Exercise details - Copy the data that follows, character for character, minus the pictures.

/---

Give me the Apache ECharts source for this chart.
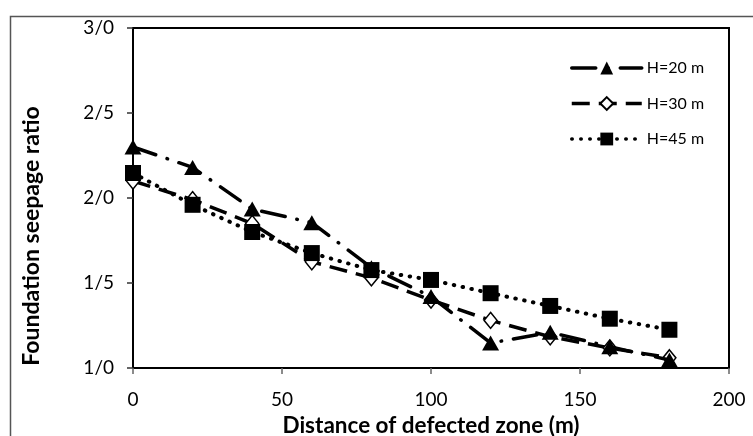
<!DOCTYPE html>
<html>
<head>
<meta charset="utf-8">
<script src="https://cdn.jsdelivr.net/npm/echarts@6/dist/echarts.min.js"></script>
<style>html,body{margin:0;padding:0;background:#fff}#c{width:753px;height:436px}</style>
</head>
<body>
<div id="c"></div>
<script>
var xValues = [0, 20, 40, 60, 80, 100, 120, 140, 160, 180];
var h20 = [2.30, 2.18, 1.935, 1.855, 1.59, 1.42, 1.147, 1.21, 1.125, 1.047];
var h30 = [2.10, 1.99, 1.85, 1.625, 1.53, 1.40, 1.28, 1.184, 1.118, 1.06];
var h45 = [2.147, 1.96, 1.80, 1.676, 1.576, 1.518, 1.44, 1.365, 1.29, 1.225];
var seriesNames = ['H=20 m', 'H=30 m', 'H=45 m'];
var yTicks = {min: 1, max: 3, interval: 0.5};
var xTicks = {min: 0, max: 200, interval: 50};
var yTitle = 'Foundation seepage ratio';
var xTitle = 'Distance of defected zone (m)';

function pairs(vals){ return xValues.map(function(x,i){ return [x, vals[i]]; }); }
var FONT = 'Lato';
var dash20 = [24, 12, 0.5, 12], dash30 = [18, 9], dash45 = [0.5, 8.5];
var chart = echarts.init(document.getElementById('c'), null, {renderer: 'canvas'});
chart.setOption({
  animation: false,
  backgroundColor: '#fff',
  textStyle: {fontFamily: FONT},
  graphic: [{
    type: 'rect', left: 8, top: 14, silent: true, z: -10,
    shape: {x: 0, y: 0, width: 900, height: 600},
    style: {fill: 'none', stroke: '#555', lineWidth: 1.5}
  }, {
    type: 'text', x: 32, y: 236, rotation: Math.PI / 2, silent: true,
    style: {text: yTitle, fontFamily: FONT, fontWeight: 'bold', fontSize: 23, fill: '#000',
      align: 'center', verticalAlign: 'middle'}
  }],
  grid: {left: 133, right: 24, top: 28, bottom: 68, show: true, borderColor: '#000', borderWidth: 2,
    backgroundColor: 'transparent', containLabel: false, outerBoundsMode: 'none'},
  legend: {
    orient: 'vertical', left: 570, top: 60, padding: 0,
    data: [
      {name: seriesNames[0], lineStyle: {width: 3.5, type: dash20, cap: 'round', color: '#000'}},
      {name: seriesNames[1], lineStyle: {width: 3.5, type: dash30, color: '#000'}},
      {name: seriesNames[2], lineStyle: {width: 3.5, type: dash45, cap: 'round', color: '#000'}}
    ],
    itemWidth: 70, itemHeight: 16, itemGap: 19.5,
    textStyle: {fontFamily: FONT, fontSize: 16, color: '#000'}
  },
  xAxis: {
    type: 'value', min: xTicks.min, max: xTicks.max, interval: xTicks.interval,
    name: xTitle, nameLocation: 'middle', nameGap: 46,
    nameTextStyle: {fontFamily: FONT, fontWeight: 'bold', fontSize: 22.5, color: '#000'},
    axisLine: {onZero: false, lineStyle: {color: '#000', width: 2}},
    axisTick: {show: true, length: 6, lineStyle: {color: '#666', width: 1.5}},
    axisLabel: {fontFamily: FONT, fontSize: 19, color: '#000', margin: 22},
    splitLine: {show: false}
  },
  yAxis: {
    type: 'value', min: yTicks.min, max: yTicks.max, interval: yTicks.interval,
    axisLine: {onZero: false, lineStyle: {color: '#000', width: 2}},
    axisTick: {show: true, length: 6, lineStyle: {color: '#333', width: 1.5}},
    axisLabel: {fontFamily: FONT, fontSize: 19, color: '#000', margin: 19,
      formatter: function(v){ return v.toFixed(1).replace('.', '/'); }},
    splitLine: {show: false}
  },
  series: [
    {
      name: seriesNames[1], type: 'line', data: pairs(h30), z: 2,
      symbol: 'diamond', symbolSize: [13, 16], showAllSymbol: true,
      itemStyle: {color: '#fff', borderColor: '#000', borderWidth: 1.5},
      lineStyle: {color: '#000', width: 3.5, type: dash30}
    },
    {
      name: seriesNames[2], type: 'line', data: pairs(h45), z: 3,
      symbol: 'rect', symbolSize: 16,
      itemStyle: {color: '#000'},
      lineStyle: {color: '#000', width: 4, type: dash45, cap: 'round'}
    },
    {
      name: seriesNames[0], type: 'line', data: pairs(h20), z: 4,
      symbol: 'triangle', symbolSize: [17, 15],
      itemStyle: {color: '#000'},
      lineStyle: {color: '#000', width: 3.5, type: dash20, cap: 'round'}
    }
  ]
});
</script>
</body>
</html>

\---

Result -
Give me the Apache ECharts source for this chart.
<!DOCTYPE html>
<html>
<head>
<meta charset="utf-8">
<script src="https://cdn.jsdelivr.net/npm/echarts@6/dist/echarts.min.js"></script>
<style>html,body{margin:0;padding:0;background:#fff}#c{width:753px;height:436px}</style>
</head>
<body>
<div id="c"></div>
<script>
var xValues = [0, 20, 40, 60, 80, 100, 120, 140, 160, 180];
var h20 = [2.30, 2.18, 1.935, 1.855, 1.59, 1.42, 1.147, 1.21, 1.125, 1.047];
var h30 = [2.10, 1.99, 1.85, 1.625, 1.53, 1.40, 1.28, 1.184, 1.118, 1.06];
var h45 = [2.147, 1.96, 1.80, 1.676, 1.576, 1.518, 1.44, 1.365, 1.29, 1.225];
var seriesNames = ['H=20 m', 'H=30 m', 'H=45 m'];
var yTicks = {min: 1, max: 3, interval: 0.5};
var xTicks = {min: 0, max: 200, interval: 50};
var yTitle = 'Foundation seepage ratio';
var xTitle = 'Distance of defected zone (m)';

function pairs(vals){ return xValues.map(function(x,i){ return [x, vals[i]]; }); }
var FONT = 'Lato';
var dash20 = [24, 12, 0.5, 12], dash30 = [18, 9], dash45 = [0.5, 8.5];
var chart = echarts.init(document.getElementById('c'), null, {renderer: 'canvas'});
chart.setOption({
  animation: false,
  backgroundColor: '#fff',
  textStyle: {fontFamily: FONT},
  graphic: [{
    type: 'rect', left: 8, top: 14, silent: true, z: -10,
    shape: {x: 0, y: 0, width: 900, height: 600},
    style: {fill: 'none', stroke: '#555', lineWidth: 1.5}
  }, {
    type: 'text', x: 32, y: 236, rotation: Math.PI / 2, silent: true,
    style: {text: yTitle, fontFamily: FONT, fontWeight: 'bold', fontSize: 23, fill: '#000',
      align: 'center', verticalAlign: 'middle'}
  }],
  grid: {left: 133, right: 24, top: 28, bottom: 68, show: true, borderColor: '#000', borderWidth: 2,
    backgroundColor: 'transparent', containLabel: false, outerBoundsMode: 'none'},
  legend: {
    orient: 'vertical', left: 570, top: 60, padding: 0,
    data: [
      {name: seriesNames[0], lineStyle: {width: 3.5, type: dash20, cap: 'round', color: '#000'}},
      {name: seriesNames[1], lineStyle: {width: 3.5, type: dash30, color: '#000'}},
      {name: seriesNames[2], lineStyle: {width: 3.5, type: dash45, cap: 'round', color: '#000'}}
    ],
    itemWidth: 70, itemHeight: 16, itemGap: 19.5,
    textStyle: {fontFamily: FONT, fontSize: 16, color: '#000'}
  },
  xAxis: {
    type: 'value', min: xTicks.min, max: xTicks.max, interval: xTicks.interval,
    name: xTitle, nameLocation: 'middle', nameGap: 46,
    nameTextStyle: {fontFamily: FONT, fontWeight: 'bold', fontSize: 22.5, color: '#000'},
    axisLine: {onZero: false, lineStyle: {color: '#000', width: 2}},
    axisTick: {show: true, length: 6, lineStyle: {color: '#666', width: 1.5}},
    axisLabel: {fontFamily: FONT, fontSize: 19, color: '#000', margin: 22},
    splitLine: {show: false}
  },
  yAxis: {
    type: 'value', min: yTicks.min, max: yTicks.max, interval: yTicks.interval,
    axisLine: {onZero: false, lineStyle: {color: '#000', width: 2}},
    axisTick: {show: true, length: 6, lineStyle: {color: '#333', width: 1.5}},
    axisLabel: {fontFamily: FONT, fontSize: 19, color: '#000', margin: 19,
      formatter: function(v){ return v.toFixed(1).replace('.', '/'); }},
    splitLine: {show: false}
  },
  series: [
    {
      name: seriesNames[1], type: 'line', data: pairs(h30), z: 2,
      symbol: 'diamond', symbolSize: [13, 16], showAllSymbol: true,
      itemStyle: {color: '#fff', borderColor: '#000', borderWidth: 1.5},
      lineStyle: {color: '#000', width: 3.5, type: dash30}
    },
    {
      name: seriesNames[2], type: 'line', data: pairs(h45), z: 3,
      symbol: 'rect', symbolSize: 16,
      itemStyle: {color: '#000'},
      lineStyle: {color: '#000', width: 4, type: dash45, cap: 'round'}
    },
    {
      name: seriesNames[0], type: 'line', data: pairs(h20), z: 4,
      symbol: 'triangle', symbolSize: [17, 15],
      itemStyle: {color: '#000'},
      lineStyle: {color: '#000', width: 3.5, type: dash20, cap: 'round'}
    }
  ]
});
</script>
</body>
</html>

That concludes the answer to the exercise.